━━━━━ INFORMATION GIVEN
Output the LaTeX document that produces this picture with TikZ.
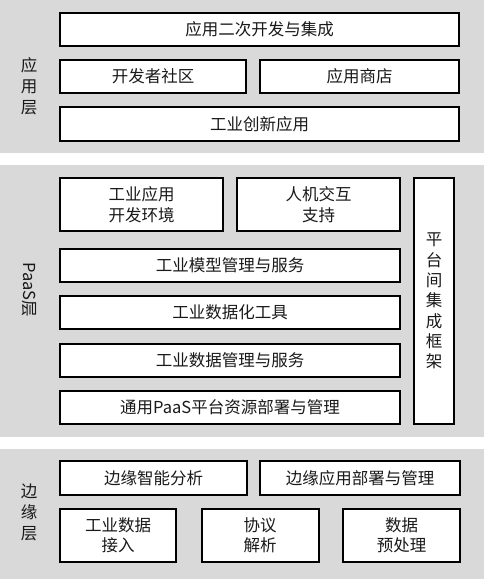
\documentclass[tikz,border=0pt]{standalone}
\usepackage{fontspec}
\setmainfont{Noto Sans CJK SC}
\begin{document}
\begin{tikzpicture}[x=1pt,y=-1pt,
  band/.style={fill=bandgray, draw=none},
  box/.style={draw=black, line width=2pt, fill=white, inner sep=0pt, align=center,
    font=\fontsize{16.5}{20.5}\selectfont, text=black!90},
  lbl/.style={inner sep=0pt, align=center, font=\fontsize{16.5}{21}\selectfont, text=black!90}]
\definecolor{bandgray}{HTML}{D9D9D9}
\useasboundingbox (0,0) rectangle (484,579);
\fill[white] (0,0) rectangle (484,579);
% bands
\fill[band] (0,0) rectangle (484,152.5);
\fill[band] (0,165) rectangle (484,437);
\fill[band] (0,449) rectangle (484,579);
% application layer
\node[lbl] (lapp) at (29,86) {应\\用\\层};
\node[box, minimum width=399pt, minimum height=33pt] (a1) at (259.5,29.5) {应用二次开发与集成};
\node[box, minimum width=186pt, minimum height=33pt] (a2) at (153,76.5) {开发者社区};
\node[box, minimum width=199pt, minimum height=33pt] (a3) at (359.5,76.5) {应用商店};
\node[box, minimum width=399pt, minimum height=34pt] (a4) at (259.5,124) {工业创新应用};
% PaaS layer
\node[lbl, rotate=-90] (lpaas) at (29,290) {PaaS层};
\node[box, minimum width=163pt, minimum height=53pt] (p1) at (141.5,204.5) {工业应用\\开发环境};
\node[box, minimum width=163pt, minimum height=53pt] (p2) at (318.5,204.5) {人机交互\\支持};
\node[box, minimum width=40pt, minimum height=246pt, font=\fontsize{16.5}{20.3}\selectfont] (p3) at (434,301) {平\\台\\间\\集\\成\\框\\架};
\node[box, minimum width=340pt, minimum height=33pt] (p4) at (230,265.5) {工业模型管理与服务};
\node[box, minimum width=340pt, minimum height=33pt] (p5) at (230,312) {工业数据化工具};
\node[box, minimum width=340pt, minimum height=33pt] (p6) at (230,360) {工业数据管理与服务};
\node[box, minimum width=340pt, minimum height=33pt] (p7) at (230,407) {通用PaaS平台资源部署与管理};
% edge layer
\node[lbl] (ledge) at (29,512) {边\\缘\\层};
\node[box, minimum width=187pt, minimum height=34pt] (e1) at (153.5,478) {边缘智能分析};
\node[box, minimum width=200pt, minimum height=34pt] (e2) at (360,478) {边缘应用部署与管理};
\node[box, minimum width=116pt, minimum height=53pt] (e3) at (118,535) {工业数据\\接入};
\node[box, minimum width=117pt, minimum height=53pt] (e4) at (260,535) {协议\\解析};
\node[box, minimum width=117pt, minimum height=53pt] (e5) at (401.5,535) {数据\\预处理};
\end{tikzpicture}
\end{document}
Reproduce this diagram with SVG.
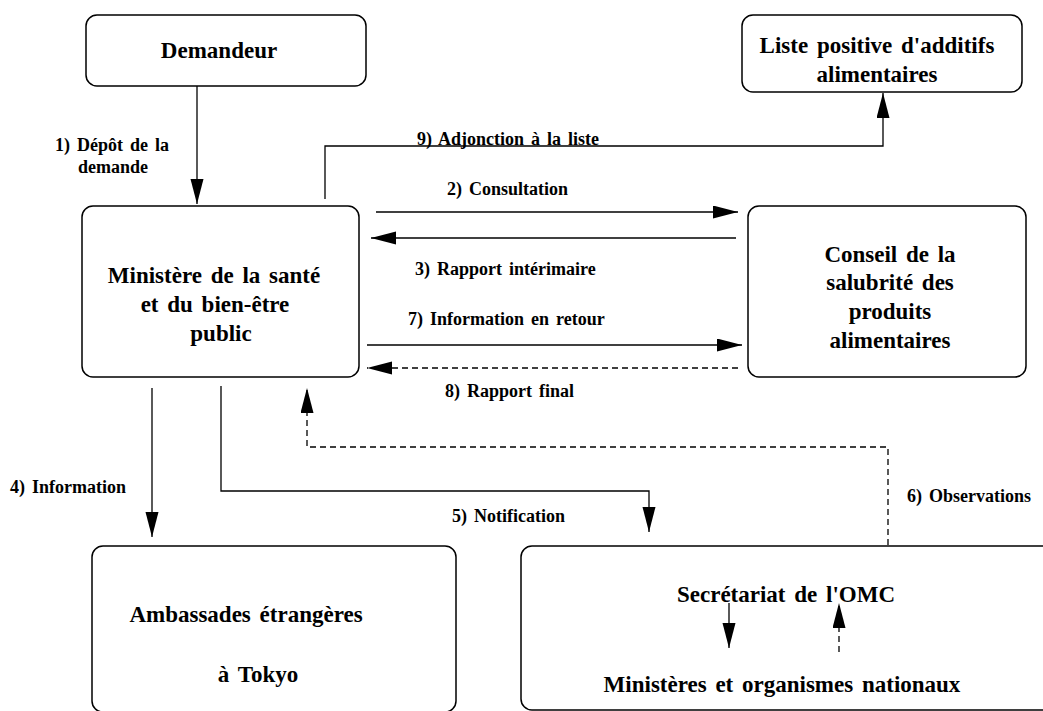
<svg xmlns="http://www.w3.org/2000/svg" width="1043" height="711" viewBox="0 0 1043 711">
<defs>
<style>
.box{fill:#fff;stroke:#000;stroke-width:1.5}
.n{font-family:"Liberation Serif","Times New Roman",serif;font-weight:bold;font-size:23px;word-spacing:3px;fill:#000}
.l{font-family:"Liberation Serif","Times New Roman",serif;font-weight:bold;font-size:18px;word-spacing:2.5px;fill:#000}
.c{fill:none;stroke:#000;stroke-width:1.3}
.d{stroke-dasharray:6,4}
</style>
<marker id="ah" markerUnits="userSpaceOnUse" markerWidth="26" markerHeight="14" refX="25" refY="6.5" orient="auto">
<path d="M0,0 L25,6.5 L0,13 z" fill="#000"/>
</marker>
</defs>
<rect width="1043" height="711" fill="#fff"/>
<g id="demandeur">
<rect class="box" x="86" y="15" width="280" height="71" rx="11"/>
<text class="n" x="219" y="58" text-anchor="middle">Demandeur</text>
</g>
<g id="liste">
<rect class="box" x="742" y="15" width="280" height="77" rx="11"/>
<text class="n" x="877" y="53" text-anchor="middle">Liste positive d'additifs</text>
<text class="n" x="877" y="82" text-anchor="middle">alimentaires</text>
</g>
<g id="ministere">
<rect class="box" x="82" y="206" width="277" height="171" rx="11"/>
<text class="n" x="214" y="283" text-anchor="middle">Ministère de la santé</text>
<text class="n" x="215" y="312" text-anchor="middle">et du bien-être</text>
<text class="n" x="221" y="341" text-anchor="middle">public</text>
</g>
<g id="conseil">
<rect class="box" x="748" y="206" width="278" height="171" rx="11"/>
<text class="n" x="890" y="262" text-anchor="middle">Conseil de la</text>
<text class="n" x="890" y="290" text-anchor="middle">salubrité des</text>
<text class="n" x="890" y="319" text-anchor="middle">produits</text>
<text class="n" x="890" y="348" text-anchor="middle">alimentaires</text>
</g>
<g id="ambassades">
<rect class="box" x="92" y="546" width="364" height="166" rx="11"/>
<text class="n" x="246" y="622" text-anchor="middle">Ambassades étrangères</text>
<text class="n" x="258" y="682" text-anchor="middle">à Tokyo</text>
</g>
<g id="omc">
<rect class="box" x="521" y="546" width="545" height="164" rx="11"/>
<text class="n" x="786" y="602" text-anchor="middle">Secrétariat de l'OMC</text>
<text class="n" x="782" y="692" text-anchor="middle">Ministères et organismes nationaux</text>
</g>
<g id="connectors">
<line class="c" x1="197" y1="86" x2="197" y2="204" marker-end="url(#ah)"/>
<polyline class="c" points="325,199 325,146 883,146 883,93" marker-end="url(#ah)"/>
<line class="c" x1="376" y1="212" x2="738" y2="212" marker-end="url(#ah)"/>
<line class="c" x1="736" y1="238" x2="371" y2="238" marker-end="url(#ah)"/>
<line class="c" x1="367" y1="345" x2="742" y2="345" marker-end="url(#ah)"/>
<line class="c d" x1="738" y1="368" x2="367" y2="368" marker-end="url(#ah)"/>
<line class="c" x1="152" y1="388" x2="152" y2="537" marker-end="url(#ah)"/>
<polyline class="c" points="221,386 221,491 649,491 649,532" marker-end="url(#ah)"/>
<polyline class="c d" points="888,545 888,447 307,447 307,388" marker-end="url(#ah)"/>
<line class="c" x1="729" y1="603" x2="729" y2="648" marker-end="url(#ah)"/>
<line class="c d" x1="839" y1="652" x2="839" y2="603" marker-end="url(#ah)"/>
<text class="l" x="55" y="151">1) Dépôt de la</text>
<text class="l" x="78" y="173">demande</text>
<text class="l" x="417" y="145">9) Adjonction à la liste</text>
<text class="l" x="447" y="195">2) Consultation</text>
<text class="l" x="415" y="275">3) Rapport intérimaire</text>
<text class="l" x="408" y="325">7) Information en retour</text>
<text class="l" x="445" y="397">8) Rapport final</text>
<text class="l" x="10" y="493">4) Information</text>
<text class="l" x="452" y="522">5) Notification</text>
<text class="l" x="907" y="502">6) Observations</text>
</g>
</svg>
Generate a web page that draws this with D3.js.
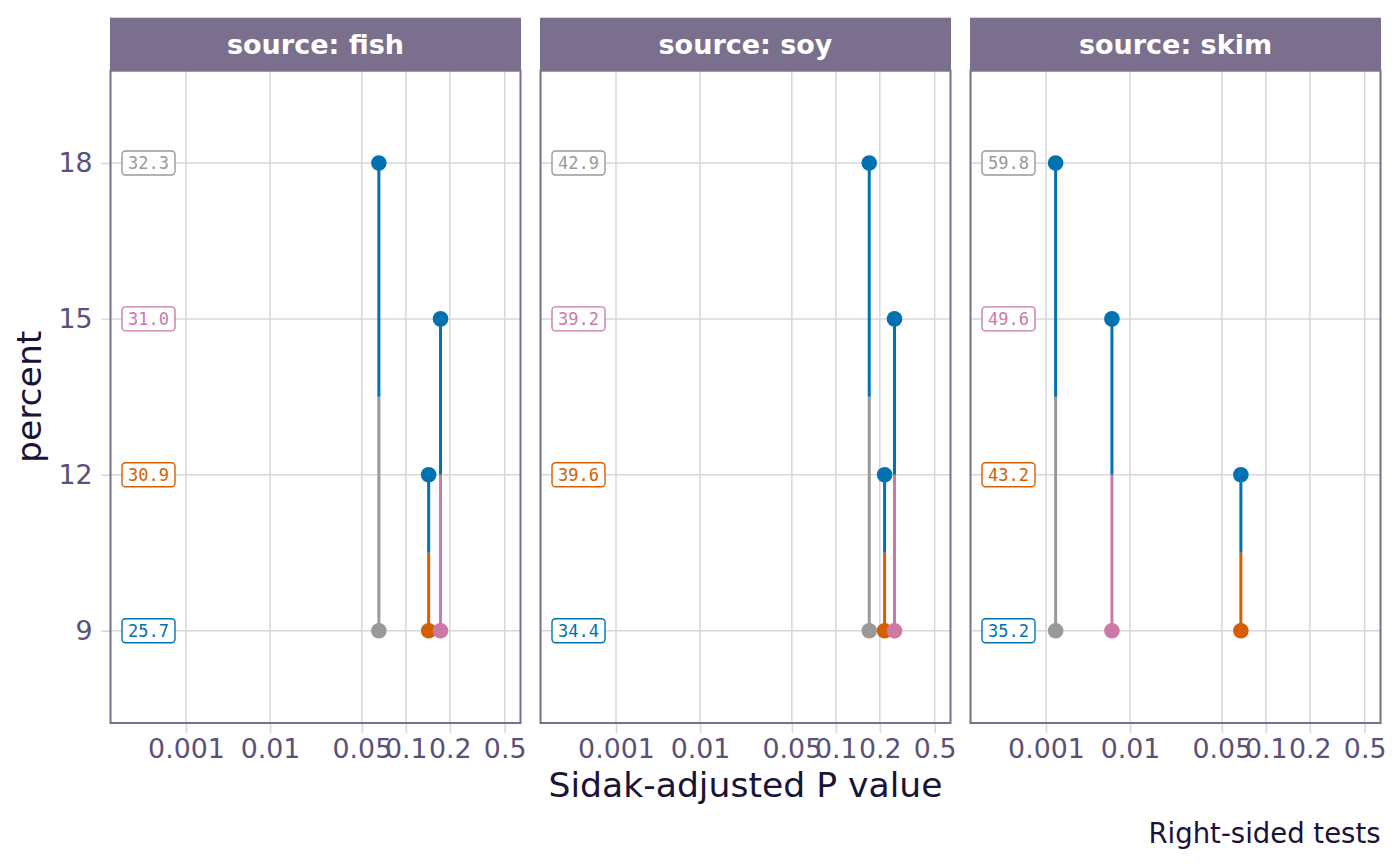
━━━━━━━━━━
REQUIRED WORK:
Omit each picture, then return all of the listing exactly as it stands.

WRITTEN REPLY:
Output the LaTeX document that produces this picture with TikZ.
\documentclass[tikz,border=0pt]{standalone}
\usepackage{fontspec}
\setmainfont{Noto Sans CJK SC}
\begin{document}
\begin{tikzpicture}[x=1pt,y=-1pt,
  band/.style={fill=bandgray, draw=none},
  box/.style={draw=black, line width=2pt, fill=white, inner sep=0pt, align=center,
    font=\fontsize{16.5}{20.5}\selectfont, text=black!90},
  lbl/.style={inner sep=0pt, align=center, font=\fontsize{16.5}{21}\selectfont, text=black!90}]
\definecolor{bandgray}{HTML}{D9D9D9}
\useasboundingbox (0,0) rectangle (484,579);
\fill[white] (0,0) rectangle (484,579);
% bands
\fill[band] (0,0) rectangle (484,152.5);
\fill[band] (0,165) rectangle (484,437);
\fill[band] (0,449) rectangle (484,579);
% application layer
\node[lbl] (lapp) at (29,86) {应\\用\\层};
\node[box, minimum width=399pt, minimum height=33pt] (a1) at (259.5,29.5) {应用二次开发与集成};
\node[box, minimum width=186pt, minimum height=33pt] (a2) at (153,76.5) {开发者社区};
\node[box, minimum width=199pt, minimum height=33pt] (a3) at (359.5,76.5) {应用商店};
\node[box, minimum width=399pt, minimum height=34pt] (a4) at (259.5,124) {工业创新应用};
% PaaS layer
\node[lbl, rotate=-90] (lpaas) at (29,290) {PaaS层};
\node[box, minimum width=163pt, minimum height=53pt] (p1) at (141.5,204.5) {工业应用\\开发环境};
\node[box, minimum width=163pt, minimum height=53pt] (p2) at (318.5,204.5) {人机交互\\支持};
\node[box, minimum width=40pt, minimum height=246pt, font=\fontsize{16.5}{20.3}\selectfont] (p3) at (434,301) {平\\台\\间\\集\\成\\框\\架};
\node[box, minimum width=340pt, minimum height=33pt] (p4) at (230,265.5) {工业模型管理与服务};
\node[box, minimum width=340pt, minimum height=33pt] (p5) at (230,312) {工业数据化工具};
\node[box, minimum width=340pt, minimum height=33pt] (p6) at (230,360) {工业数据管理与服务};
\node[box, minimum width=340pt, minimum height=33pt] (p7) at (230,407) {通用PaaS平台资源部署与管理};
% edge layer
\node[lbl] (ledge) at (29,512) {边\\缘\\层};
\node[box, minimum width=187pt, minimum height=34pt] (e1) at (153.5,478) {边缘智能分析};
\node[box, minimum width=200pt, minimum height=34pt] (e2) at (360,478) {边缘应用部署与管理};
\node[box, minimum width=116pt, minimum height=53pt] (e3) at (118,535) {工业数据\\接入};
\node[box, minimum width=117pt, minimum height=53pt] (e4) at (260,535) {协议\\解析};
\node[box, minimum width=117pt, minimum height=53pt] (e5) at (401.5,535) {数据\\预处理};
\end{tikzpicture}
\end{document}
Reproduce this diagram with SVG.
<svg xmlns="http://www.w3.org/2000/svg" width="1043" height="711" viewBox="0 0 1043 711">
<defs>
<style>
.box{fill:#fff;stroke:#000;stroke-width:1.5}
.n{font-family:"Liberation Serif","Times New Roman",serif;font-weight:bold;font-size:23px;word-spacing:3px;fill:#000}
.l{font-family:"Liberation Serif","Times New Roman",serif;font-weight:bold;font-size:18px;word-spacing:2.5px;fill:#000}
.c{fill:none;stroke:#000;stroke-width:1.3}
.d{stroke-dasharray:6,4}
</style>
<marker id="ah" markerUnits="userSpaceOnUse" markerWidth="26" markerHeight="14" refX="25" refY="6.5" orient="auto">
<path d="M0,0 L25,6.5 L0,13 z" fill="#000"/>
</marker>
</defs>
<rect width="1043" height="711" fill="#fff"/>
<g id="demandeur">
<rect class="box" x="86" y="15" width="280" height="71" rx="11"/>
<text class="n" x="219" y="58" text-anchor="middle">Demandeur</text>
</g>
<g id="liste">
<rect class="box" x="742" y="15" width="280" height="77" rx="11"/>
<text class="n" x="877" y="53" text-anchor="middle">Liste positive d'additifs</text>
<text class="n" x="877" y="82" text-anchor="middle">alimentaires</text>
</g>
<g id="ministere">
<rect class="box" x="82" y="206" width="277" height="171" rx="11"/>
<text class="n" x="214" y="283" text-anchor="middle">Ministère de la santé</text>
<text class="n" x="215" y="312" text-anchor="middle">et du bien-être</text>
<text class="n" x="221" y="341" text-anchor="middle">public</text>
</g>
<g id="conseil">
<rect class="box" x="748" y="206" width="278" height="171" rx="11"/>
<text class="n" x="890" y="262" text-anchor="middle">Conseil de la</text>
<text class="n" x="890" y="290" text-anchor="middle">salubrité des</text>
<text class="n" x="890" y="319" text-anchor="middle">produits</text>
<text class="n" x="890" y="348" text-anchor="middle">alimentaires</text>
</g>
<g id="ambassades">
<rect class="box" x="92" y="546" width="364" height="166" rx="11"/>
<text class="n" x="246" y="622" text-anchor="middle">Ambassades étrangères</text>
<text class="n" x="258" y="682" text-anchor="middle">à Tokyo</text>
</g>
<g id="omc">
<rect class="box" x="521" y="546" width="545" height="164" rx="11"/>
<text class="n" x="786" y="602" text-anchor="middle">Secrétariat de l'OMC</text>
<text class="n" x="782" y="692" text-anchor="middle">Ministères et organismes nationaux</text>
</g>
<g id="connectors">
<line class="c" x1="197" y1="86" x2="197" y2="204" marker-end="url(#ah)"/>
<polyline class="c" points="325,199 325,146 883,146 883,93" marker-end="url(#ah)"/>
<line class="c" x1="376" y1="212" x2="738" y2="212" marker-end="url(#ah)"/>
<line class="c" x1="736" y1="238" x2="371" y2="238" marker-end="url(#ah)"/>
<line class="c" x1="367" y1="345" x2="742" y2="345" marker-end="url(#ah)"/>
<line class="c d" x1="738" y1="368" x2="367" y2="368" marker-end="url(#ah)"/>
<line class="c" x1="152" y1="388" x2="152" y2="537" marker-end="url(#ah)"/>
<polyline class="c" points="221,386 221,491 649,491 649,532" marker-end="url(#ah)"/>
<polyline class="c d" points="888,545 888,447 307,447 307,388" marker-end="url(#ah)"/>
<line class="c" x1="729" y1="603" x2="729" y2="648" marker-end="url(#ah)"/>
<line class="c d" x1="839" y1="652" x2="839" y2="603" marker-end="url(#ah)"/>
<text class="l" x="55" y="151">1) Dépôt de la</text>
<text class="l" x="78" y="173">demande</text>
<text class="l" x="417" y="145">9) Adjonction à la liste</text>
<text class="l" x="447" y="195">2) Consultation</text>
<text class="l" x="415" y="275">3) Rapport intérimaire</text>
<text class="l" x="408" y="325">7) Information en retour</text>
<text class="l" x="445" y="397">8) Rapport final</text>
<text class="l" x="10" y="493">4) Information</text>
<text class="l" x="452" y="522">5) Notification</text>
<text class="l" x="907" y="502">6) Observations</text>
</g>
</svg>
Generate a web page that draws this with D3.js.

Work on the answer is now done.